_Written task_
In the data below, locate the line containing "Recreate this image" and the line containing "type Pt = [number, number]", then retype both and everything between them exactly. Pictures are not part of the copy.

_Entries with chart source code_
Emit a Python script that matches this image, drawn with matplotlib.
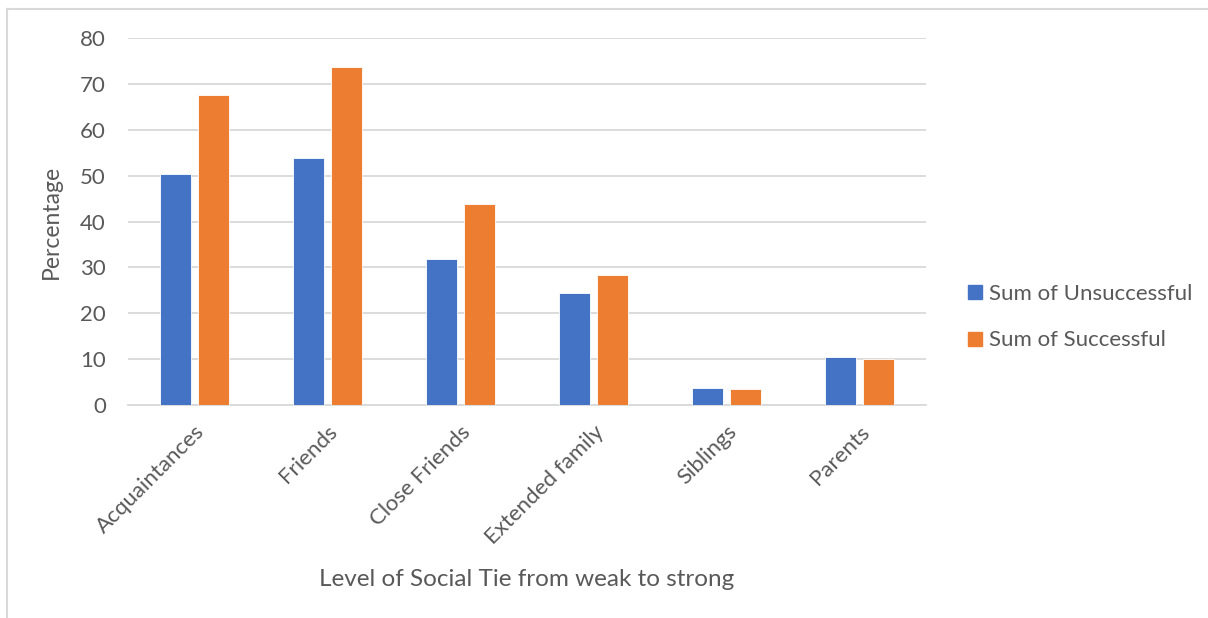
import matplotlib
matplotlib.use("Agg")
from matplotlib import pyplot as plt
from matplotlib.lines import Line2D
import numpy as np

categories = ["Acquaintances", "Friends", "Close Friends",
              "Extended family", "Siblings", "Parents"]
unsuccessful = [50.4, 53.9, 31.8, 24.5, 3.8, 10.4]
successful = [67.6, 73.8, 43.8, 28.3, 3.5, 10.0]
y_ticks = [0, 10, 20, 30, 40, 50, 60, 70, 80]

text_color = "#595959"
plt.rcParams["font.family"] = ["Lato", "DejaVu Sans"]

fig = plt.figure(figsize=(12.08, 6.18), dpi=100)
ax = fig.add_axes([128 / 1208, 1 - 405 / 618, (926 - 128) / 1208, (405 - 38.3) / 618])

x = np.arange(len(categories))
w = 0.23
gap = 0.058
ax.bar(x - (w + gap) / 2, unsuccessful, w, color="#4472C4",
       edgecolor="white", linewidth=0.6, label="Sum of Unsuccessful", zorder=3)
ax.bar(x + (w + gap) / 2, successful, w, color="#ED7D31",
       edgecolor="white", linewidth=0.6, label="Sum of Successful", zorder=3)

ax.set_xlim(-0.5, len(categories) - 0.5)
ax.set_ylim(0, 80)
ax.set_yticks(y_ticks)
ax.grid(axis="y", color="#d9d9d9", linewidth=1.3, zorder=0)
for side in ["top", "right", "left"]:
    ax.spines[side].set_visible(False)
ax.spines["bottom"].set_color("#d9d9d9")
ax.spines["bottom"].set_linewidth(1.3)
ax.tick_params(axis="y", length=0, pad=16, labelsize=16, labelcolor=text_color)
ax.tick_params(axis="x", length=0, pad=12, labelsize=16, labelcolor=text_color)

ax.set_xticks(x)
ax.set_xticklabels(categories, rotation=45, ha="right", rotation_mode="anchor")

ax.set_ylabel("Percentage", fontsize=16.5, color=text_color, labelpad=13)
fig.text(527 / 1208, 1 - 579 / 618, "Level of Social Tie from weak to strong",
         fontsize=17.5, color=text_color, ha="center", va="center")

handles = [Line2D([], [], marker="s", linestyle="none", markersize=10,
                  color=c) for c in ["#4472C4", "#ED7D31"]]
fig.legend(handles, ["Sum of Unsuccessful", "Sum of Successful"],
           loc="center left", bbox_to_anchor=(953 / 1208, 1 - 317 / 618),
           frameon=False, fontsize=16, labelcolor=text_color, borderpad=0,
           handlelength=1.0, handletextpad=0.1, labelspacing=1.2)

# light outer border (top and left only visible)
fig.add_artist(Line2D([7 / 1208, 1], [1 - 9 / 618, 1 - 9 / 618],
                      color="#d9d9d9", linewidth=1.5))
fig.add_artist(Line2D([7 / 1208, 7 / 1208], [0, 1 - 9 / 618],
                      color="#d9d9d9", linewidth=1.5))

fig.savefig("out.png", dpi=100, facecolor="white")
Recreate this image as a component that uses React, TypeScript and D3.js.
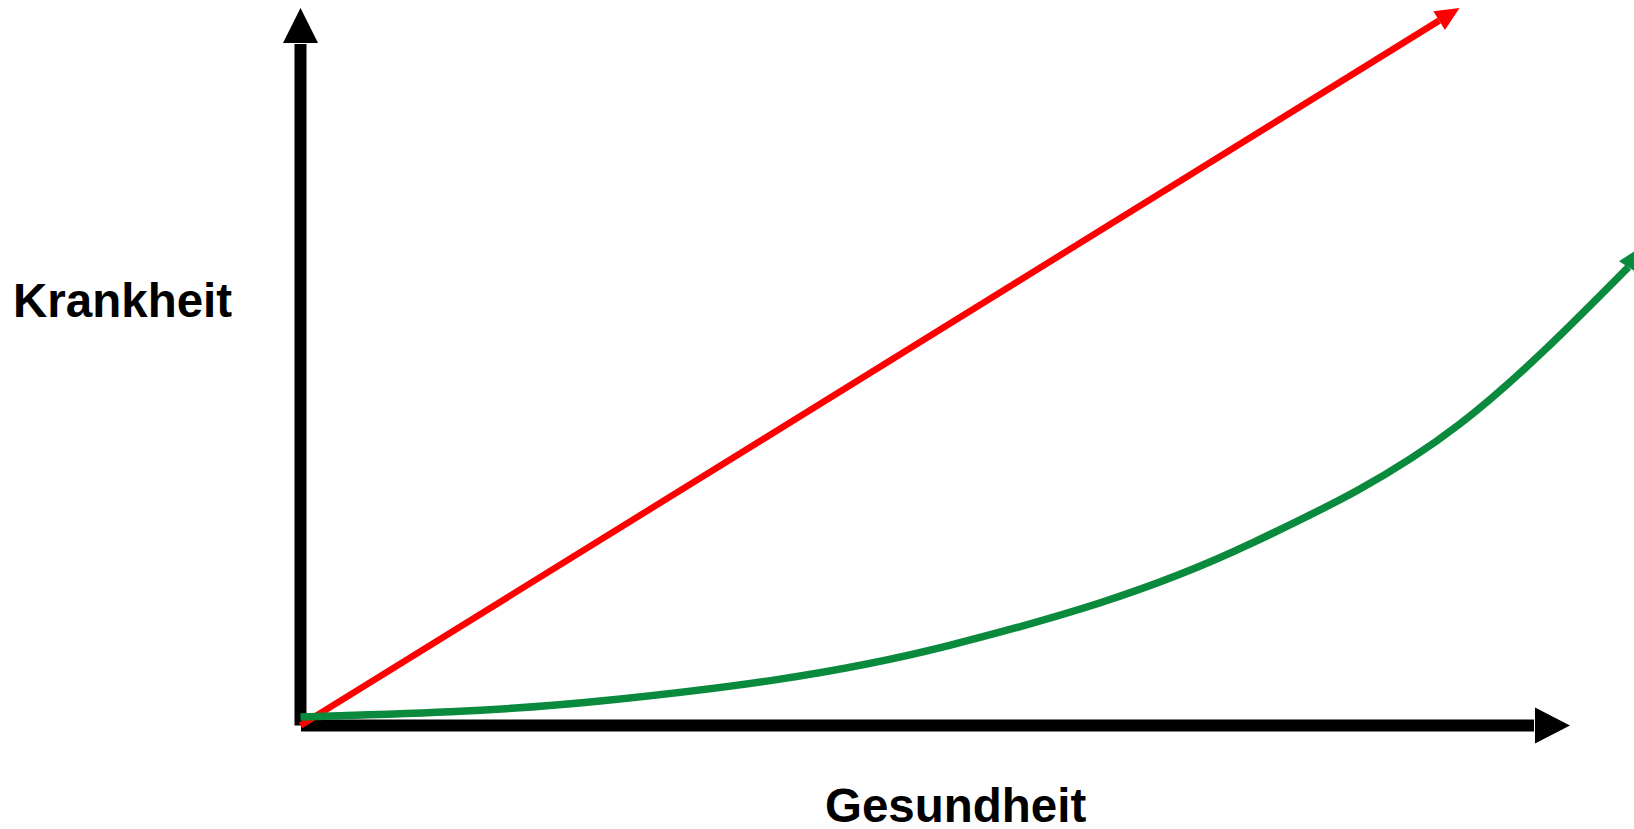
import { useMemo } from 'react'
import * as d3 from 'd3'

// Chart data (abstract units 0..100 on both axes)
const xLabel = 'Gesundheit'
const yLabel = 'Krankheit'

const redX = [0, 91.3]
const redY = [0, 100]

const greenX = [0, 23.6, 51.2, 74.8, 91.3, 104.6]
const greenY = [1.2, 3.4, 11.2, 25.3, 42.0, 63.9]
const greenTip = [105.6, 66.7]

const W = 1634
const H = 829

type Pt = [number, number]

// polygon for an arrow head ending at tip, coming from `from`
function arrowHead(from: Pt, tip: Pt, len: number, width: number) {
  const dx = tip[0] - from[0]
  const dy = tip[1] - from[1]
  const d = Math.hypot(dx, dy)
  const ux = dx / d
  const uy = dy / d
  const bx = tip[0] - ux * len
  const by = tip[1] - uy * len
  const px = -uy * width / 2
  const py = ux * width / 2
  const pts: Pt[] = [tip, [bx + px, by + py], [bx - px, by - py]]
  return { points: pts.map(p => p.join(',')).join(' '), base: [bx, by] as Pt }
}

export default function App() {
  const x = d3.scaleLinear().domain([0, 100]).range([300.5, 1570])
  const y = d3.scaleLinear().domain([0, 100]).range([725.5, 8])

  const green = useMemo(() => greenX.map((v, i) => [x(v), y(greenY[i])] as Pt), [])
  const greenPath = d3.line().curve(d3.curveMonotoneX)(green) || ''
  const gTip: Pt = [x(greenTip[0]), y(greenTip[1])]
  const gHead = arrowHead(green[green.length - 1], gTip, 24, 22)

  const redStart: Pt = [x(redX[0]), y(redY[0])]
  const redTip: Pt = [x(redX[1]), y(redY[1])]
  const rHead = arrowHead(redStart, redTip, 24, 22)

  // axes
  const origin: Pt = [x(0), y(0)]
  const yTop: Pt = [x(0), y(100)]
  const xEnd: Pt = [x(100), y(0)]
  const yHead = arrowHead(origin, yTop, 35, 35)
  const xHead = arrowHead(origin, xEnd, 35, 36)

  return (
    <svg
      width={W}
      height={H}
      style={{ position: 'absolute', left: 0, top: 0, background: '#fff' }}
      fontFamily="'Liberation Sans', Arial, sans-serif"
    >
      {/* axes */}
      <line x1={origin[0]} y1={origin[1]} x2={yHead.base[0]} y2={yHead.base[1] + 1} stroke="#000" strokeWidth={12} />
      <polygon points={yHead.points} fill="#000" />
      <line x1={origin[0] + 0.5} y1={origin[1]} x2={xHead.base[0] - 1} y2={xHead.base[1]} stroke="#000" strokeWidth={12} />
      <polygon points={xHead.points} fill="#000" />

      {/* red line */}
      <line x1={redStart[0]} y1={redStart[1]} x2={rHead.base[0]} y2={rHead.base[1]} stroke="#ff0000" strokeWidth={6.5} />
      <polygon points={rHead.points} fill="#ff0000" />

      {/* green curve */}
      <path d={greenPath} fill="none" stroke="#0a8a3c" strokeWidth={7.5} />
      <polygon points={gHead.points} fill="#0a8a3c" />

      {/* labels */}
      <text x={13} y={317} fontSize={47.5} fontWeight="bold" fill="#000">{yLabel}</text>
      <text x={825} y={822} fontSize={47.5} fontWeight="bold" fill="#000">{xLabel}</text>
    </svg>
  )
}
---
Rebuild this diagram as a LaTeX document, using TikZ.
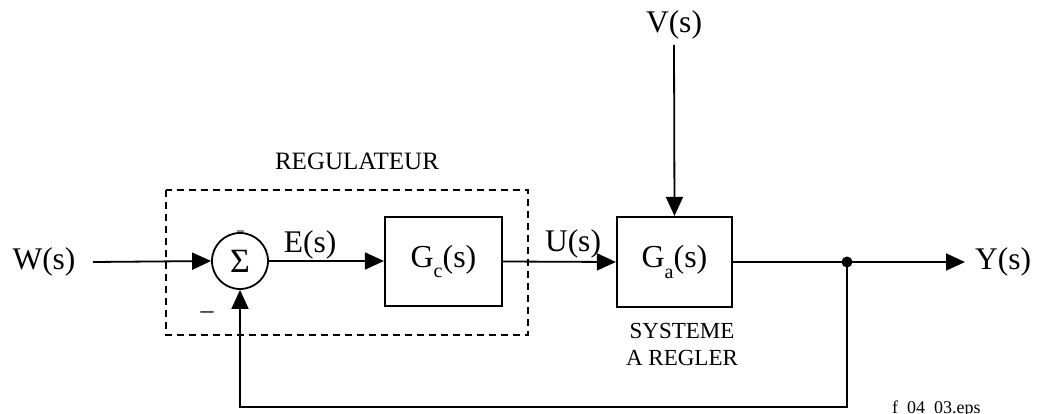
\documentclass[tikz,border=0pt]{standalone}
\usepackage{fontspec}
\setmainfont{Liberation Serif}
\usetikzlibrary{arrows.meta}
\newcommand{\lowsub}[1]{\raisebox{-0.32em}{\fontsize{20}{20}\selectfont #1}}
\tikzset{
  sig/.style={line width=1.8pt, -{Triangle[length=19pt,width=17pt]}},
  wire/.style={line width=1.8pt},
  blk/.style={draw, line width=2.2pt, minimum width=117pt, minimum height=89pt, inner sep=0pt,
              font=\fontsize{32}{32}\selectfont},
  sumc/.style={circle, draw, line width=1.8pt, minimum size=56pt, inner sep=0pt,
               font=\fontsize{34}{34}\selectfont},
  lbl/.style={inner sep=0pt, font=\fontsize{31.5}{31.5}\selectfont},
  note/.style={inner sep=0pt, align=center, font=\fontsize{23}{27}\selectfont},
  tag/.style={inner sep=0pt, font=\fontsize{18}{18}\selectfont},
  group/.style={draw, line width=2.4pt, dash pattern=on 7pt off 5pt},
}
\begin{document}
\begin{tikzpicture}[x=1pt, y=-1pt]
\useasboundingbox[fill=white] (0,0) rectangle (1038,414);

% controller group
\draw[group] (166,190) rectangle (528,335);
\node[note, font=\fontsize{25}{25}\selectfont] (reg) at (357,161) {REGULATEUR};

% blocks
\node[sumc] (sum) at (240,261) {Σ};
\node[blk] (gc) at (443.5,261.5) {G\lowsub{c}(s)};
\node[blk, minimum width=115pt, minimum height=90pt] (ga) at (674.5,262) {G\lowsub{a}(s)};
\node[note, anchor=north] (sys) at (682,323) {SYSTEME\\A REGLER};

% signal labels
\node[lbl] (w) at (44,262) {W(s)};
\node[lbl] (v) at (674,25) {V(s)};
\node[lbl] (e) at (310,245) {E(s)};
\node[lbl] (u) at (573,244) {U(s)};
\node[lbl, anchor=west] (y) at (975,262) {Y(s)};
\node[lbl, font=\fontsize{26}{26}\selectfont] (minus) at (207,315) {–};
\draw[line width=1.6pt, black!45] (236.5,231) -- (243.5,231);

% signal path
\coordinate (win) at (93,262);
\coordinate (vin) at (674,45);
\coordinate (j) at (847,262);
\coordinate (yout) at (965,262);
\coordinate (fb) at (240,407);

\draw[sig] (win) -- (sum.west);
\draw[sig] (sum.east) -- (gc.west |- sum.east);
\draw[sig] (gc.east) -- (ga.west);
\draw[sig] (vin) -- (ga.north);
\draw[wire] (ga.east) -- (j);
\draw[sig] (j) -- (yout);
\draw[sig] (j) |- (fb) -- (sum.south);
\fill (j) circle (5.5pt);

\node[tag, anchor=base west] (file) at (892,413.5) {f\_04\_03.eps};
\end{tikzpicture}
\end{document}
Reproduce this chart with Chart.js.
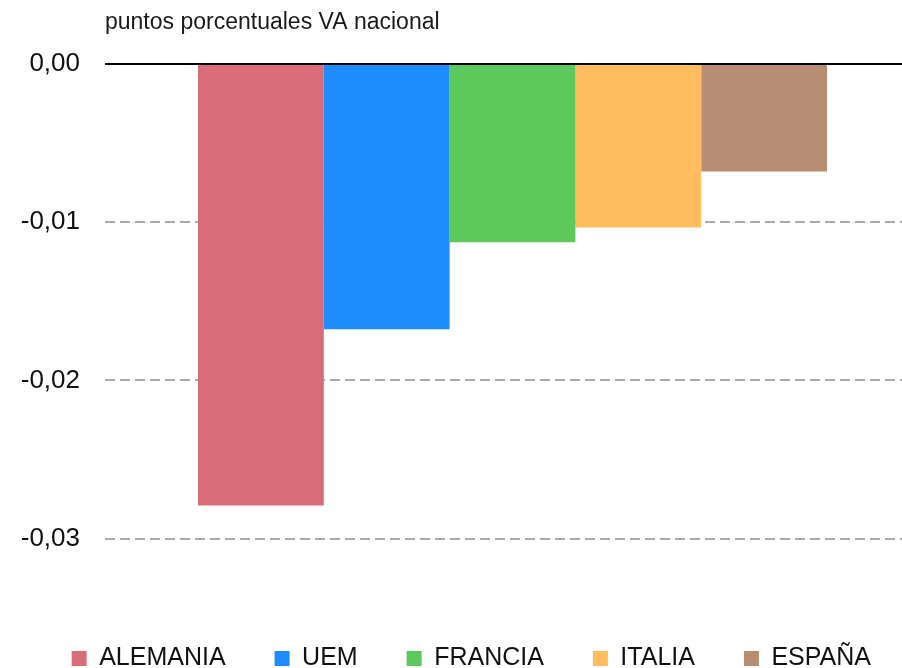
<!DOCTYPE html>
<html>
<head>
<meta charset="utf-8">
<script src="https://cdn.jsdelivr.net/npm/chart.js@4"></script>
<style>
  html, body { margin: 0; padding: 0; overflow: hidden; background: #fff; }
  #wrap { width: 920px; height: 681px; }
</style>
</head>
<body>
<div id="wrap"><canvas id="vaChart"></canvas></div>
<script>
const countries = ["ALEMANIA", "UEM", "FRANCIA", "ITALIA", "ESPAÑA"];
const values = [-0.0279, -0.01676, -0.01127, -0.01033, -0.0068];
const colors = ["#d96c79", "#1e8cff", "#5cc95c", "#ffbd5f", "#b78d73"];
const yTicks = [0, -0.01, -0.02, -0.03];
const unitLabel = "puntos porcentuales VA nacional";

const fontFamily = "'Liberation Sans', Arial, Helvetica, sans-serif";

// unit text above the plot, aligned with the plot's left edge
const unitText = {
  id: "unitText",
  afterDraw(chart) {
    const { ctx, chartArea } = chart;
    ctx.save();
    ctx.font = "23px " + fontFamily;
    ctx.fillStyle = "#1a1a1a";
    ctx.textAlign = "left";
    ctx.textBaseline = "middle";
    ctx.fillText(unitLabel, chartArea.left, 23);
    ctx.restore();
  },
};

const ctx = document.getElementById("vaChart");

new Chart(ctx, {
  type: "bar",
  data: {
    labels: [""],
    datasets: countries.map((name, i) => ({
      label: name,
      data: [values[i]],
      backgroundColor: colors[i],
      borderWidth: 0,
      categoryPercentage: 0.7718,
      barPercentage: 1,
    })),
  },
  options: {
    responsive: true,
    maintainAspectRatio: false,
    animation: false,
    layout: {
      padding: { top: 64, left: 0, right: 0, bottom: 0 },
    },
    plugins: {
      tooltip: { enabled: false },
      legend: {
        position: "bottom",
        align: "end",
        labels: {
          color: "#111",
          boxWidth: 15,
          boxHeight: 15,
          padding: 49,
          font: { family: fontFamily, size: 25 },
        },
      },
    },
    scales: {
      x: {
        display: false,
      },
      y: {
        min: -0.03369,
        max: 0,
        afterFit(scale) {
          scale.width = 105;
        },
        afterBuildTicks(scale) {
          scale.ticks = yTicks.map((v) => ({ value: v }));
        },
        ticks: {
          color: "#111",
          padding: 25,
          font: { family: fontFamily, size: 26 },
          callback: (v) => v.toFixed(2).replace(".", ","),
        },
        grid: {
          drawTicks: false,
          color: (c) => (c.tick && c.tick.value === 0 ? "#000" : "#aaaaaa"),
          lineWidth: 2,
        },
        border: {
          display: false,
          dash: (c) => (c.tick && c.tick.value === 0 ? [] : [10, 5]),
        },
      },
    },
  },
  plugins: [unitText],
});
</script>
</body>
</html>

_Solved exercise_
Recreate this image as a component that uses React, TypeScript and D3.js.
import { useMemo } from 'react'
import * as d3 from 'd3'

// Chart data (abstract units 0..100 on both axes)
const xLabel = 'Gesundheit'
const yLabel = 'Krankheit'

const redX = [0, 91.3]
const redY = [0, 100]

const greenX = [0, 23.6, 51.2, 74.8, 91.3, 104.6]
const greenY = [1.2, 3.4, 11.2, 25.3, 42.0, 63.9]
const greenTip = [105.6, 66.7]

const W = 1634
const H = 829

type Pt = [number, number]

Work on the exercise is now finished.